Penetration Testing: Thinking Like an Adversary
Penetration testing requires engineers to temporarily abandon their role as creators and think like adversaries – imagining how their systems might be exploited or broken. This adversarial thinking transforms how they approach system design, teaching them to consider attack vectors, validate inputs rigorously, and design systems that fail safely.
The benefits extend beyond security. The adversarial mindset teaches engineers to think more rigorously about system boundaries and edge cases, encouraging defensive programming practices that make systems more robust and maintainable.
The Compounding Effect
The real power lies in how these perspectives compound. An engineer who understands change management communicates more effectively with stakeholders. One who grasps business analysis writes more relevant code. One who thinks like a tester builds more reliable systems.
Combine these perspectives, and you get an engineer who can see the complete system – technical, human, and organizational – that their code must serve. They become translators between domains and architects of solutions that work not just in theory but in practice.
The Miyagi Principle in Action
Like Daniel LaRusso, software engineers who embrace seemingly tangential experiences often discover they’ve been building precisely the skills needed for their next level of growth. This isn’t about becoming a generalist – it’s about recognizing that the most valuable professionals can operate effectively across boundaries.
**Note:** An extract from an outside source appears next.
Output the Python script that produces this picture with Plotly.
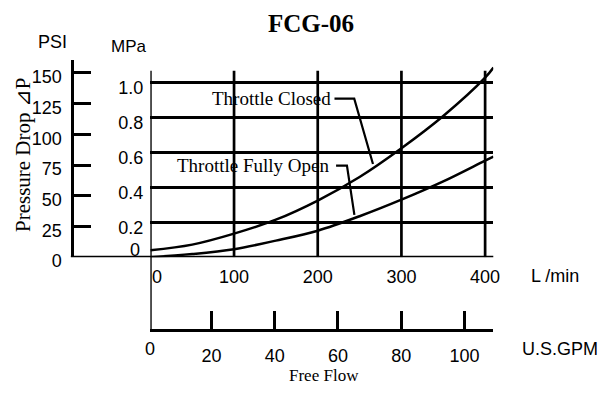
import plotly.graph_objects as go

# Flow rate (L/min) and pressure drop (MPa) for the two throttle settings
flow_lpm = [0, 50, 100, 150, 200, 250, 300, 350, 400, 410]
closed_mpa = [0.04, 0.072, 0.135, 0.215, 0.325, 0.46, 0.625, 0.81, 1.03, 1.088]
open_mpa = [0.0, 0.018, 0.046, 0.095, 0.152, 0.235, 0.33, 0.435, 0.554, 0.577]

# Axis ticks
lpm_ticks = [100, 200, 300, 400]
mpa_ticks = [0.2, 0.4, 0.6, 0.8, 1.0]
mpa_labels = ["0.2", "0.4", "0.6", "0.8", "1.0"]
psi_ticks = [0, 25, 50, 75, 100, 125, 150]
gpm_ticks = [20, 40, 60, 80, 100]

W, H = 611, 394
SERIF = "Liberation Serif"
SANS = "Liberation Sans"
LW = 2.7


def fx(p):
    return p / W


def fy(p):
    return 1 - p / H


fig = go.Figure()

fig.add_trace(go.Scatter(x=flow_lpm, y=closed_mpa, mode="lines",
                         line=dict(color="black", width=2.5, shape="spline"),
                         name="Throttle Closed", hoverinfo="skip"))
fig.add_trace(go.Scatter(x=flow_lpm, y=open_mpa, mode="lines",
                         line=dict(color="black", width=2.5, shape="spline"),
                         name="Throttle Fully Open", hoverinfo="skip"))
# placeholders so the secondary scales (PSI, GPM) are rendered
fig.add_trace(go.Scatter(x=[0], y=[0], yaxis="y2", mode="markers",
                         marker=dict(opacity=0), hoverinfo="skip"))
fig.add_trace(go.Scatter(x=[20], y=[0], xaxis="x2", mode="markers",
                         marker=dict(opacity=0), hoverinfo="skip"))

tickfont = dict(family=SANS, size=18, color="black")

fig.update_layout(
    width=W, height=H, autosize=False,
    margin=dict(l=0, r=0, t=0, b=0),
    paper_bgcolor="white", plot_bgcolor="white",
    showlegend=False,
    xaxis=dict(domain=[fx(152.1), fx(499)], range=[0, 409.76], anchor="y",
               tickvals=lpm_ticks, ticks="", showgrid=False, zeroline=False,
               showline=False, tickfont=tickfont, ticklabelstandoff=7),
    xaxis2=dict(overlaying="x", anchor="free", position=fy(341.7), side="bottom",
                range=[0.641, 109.13], tickvals=gpm_ticks, ticks="inside",
                ticklen=18, tickwidth=LW, tickcolor="black", showline=True,
                linewidth=LW, linecolor="black", showgrid=False, zeroline=False,
                tickfont=tickfont, ticklabelstandoff=9),
    yaxis=dict(domain=[fy(266.65), fy(62.7)], range=[0, 1.1287], anchor="x",
               tickvals=mpa_ticks, ticktext=mpa_labels, ticks="",
               showgrid=True, gridcolor="black", gridwidth=LW, zeroline=False,
               showline=False, tickfont=tickfont, ticklabelstandoff=6,
               ticklabelshift=5),
    yaxis2=dict(overlaying="y", anchor="free", position=fx(73), side="left",
                range=[0, 160.2], tickvals=psi_ticks, ticks="inside",
                ticklen=17, tickwidth=LW, tickcolor="black", showline=True,
                linewidth=LW, linecolor="black", showgrid=False, zeroline=False,
                tickfont=tickfont, ticklabelstandoff=6, ticklabelshift=4),
)

line = dict(color="black", width=LW)
shapes = []
# vertical grid lines of the L/min scale
for v in lpm_ticks:
    shapes.append(dict(type="line", xref="x", yref="y", x0=v, x1=v, y0=0, y1=1.07,
                       line=line))
# MPa scale line, running down to the GPM scale
shapes.append(dict(type="line", xref="x", yref="paper", x0=0, x1=0,
                   y0=fy(343), y1=fy(73.3), line=line))
# zero pressure baseline from the PSI scale across the chart
shapes.append(dict(type="line", xref="paper", yref="y", x0=fx(71.65), x1=fx(499),
                   y0=0, y1=0, line=line))
# leader lines for the curve labels
shapes.append(dict(type="path", xref="x", yref="y",
                   path="M 220,0.9095 L 243.6,0.9095 L 266,0.535",
                   line=dict(color="black", width=2.2)))
shapes.append(dict(type="path", xref="x", yref="y",
                   path="M 221.9,0.5255 L 234.9,0.5255 L 243.8,0.2432",
                   line=dict(color="black", width=2.2)))
fig.update_layout(shapes=shapes)

ann = []


def paper_text(text, x, y, font, **kw):
    ann.append(dict(text=text, xref="paper", yref="paper", x=fx(x), y=fy(y),
                    xanchor="center", yanchor="middle", showarrow=False,
                    font=font, **kw))


serif19 = dict(family=SERIF, size=19, color="black")

paper_text("<b>FCG-06</b>", 315, 24, dict(family=SERIF, size=25, color="black"))
paper_text("PSI", 53.3, 43.8, tickfont)
paper_text("MPa", 130, 48.3, dict(family=SANS, size=17, color="black"))
paper_text("Pressure Drop ⊿P", 24, 160, dict(family=SERIF, size=21, color="black"),
           textangle=-90)
paper_text("L /min", 561, 286, tickfont)
paper_text("U.S.GPM", 566.5, 362, tickfont)
paper_text("Free Flow", 327.6, 389, dict(family=SERIF, size=17, color="black"))

ann.append(dict(text="Throttle Closed", xref="x", yref="y", x=218.8, y=0.911,
                xanchor="right", yanchor="middle", showarrow=False, font=serif19))
ann.append(dict(text="Throttle Fully Open", xref="x", yref="y", x=216.0, y=0.524,
                xanchor="right", yanchor="middle", showarrow=False, font=serif19))

# zero labels of the three flow/pressure scales
ann.append(dict(text="0", xref="x", yref="y", x=0, y=0, xanchor="left",
                yanchor="middle", yshift=-19.4, showarrow=False, font=tickfont))
ann.append(dict(text="0", xref="x", yref="y", x=0, y=0, xanchor="right",
                xshift=-8, yanchor="middle", yshift=7.3, showarrow=False,
                font=tickfont))
ann.append(dict(text="0", xref="x", yref="paper", x=0, y=fy(362), xanchor="center",
                yanchor="middle", showarrow=False, font=tickfont))
fig.update_layout(annotations=ann)

fig.write_html("out.html", config={"displayModeBar": False})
The software industry desperately needs such professionals. As systems become more complex and interdisciplinary, the engineers who thrive will be those who can think beyond their code to the complete ecosystem it must serve.
So the next time someone suggests you spend time in change management, business analysis, or testing, remember Daniel LaRusso. What seems like a distraction might be exactly the experience you need to reach your next level of mastery. Sometimes the best way to become a better software engineer is to step outside software engineering entirely.
After all, wax on, wax off – the movements that seem most irrelevant often build the skills that matter most.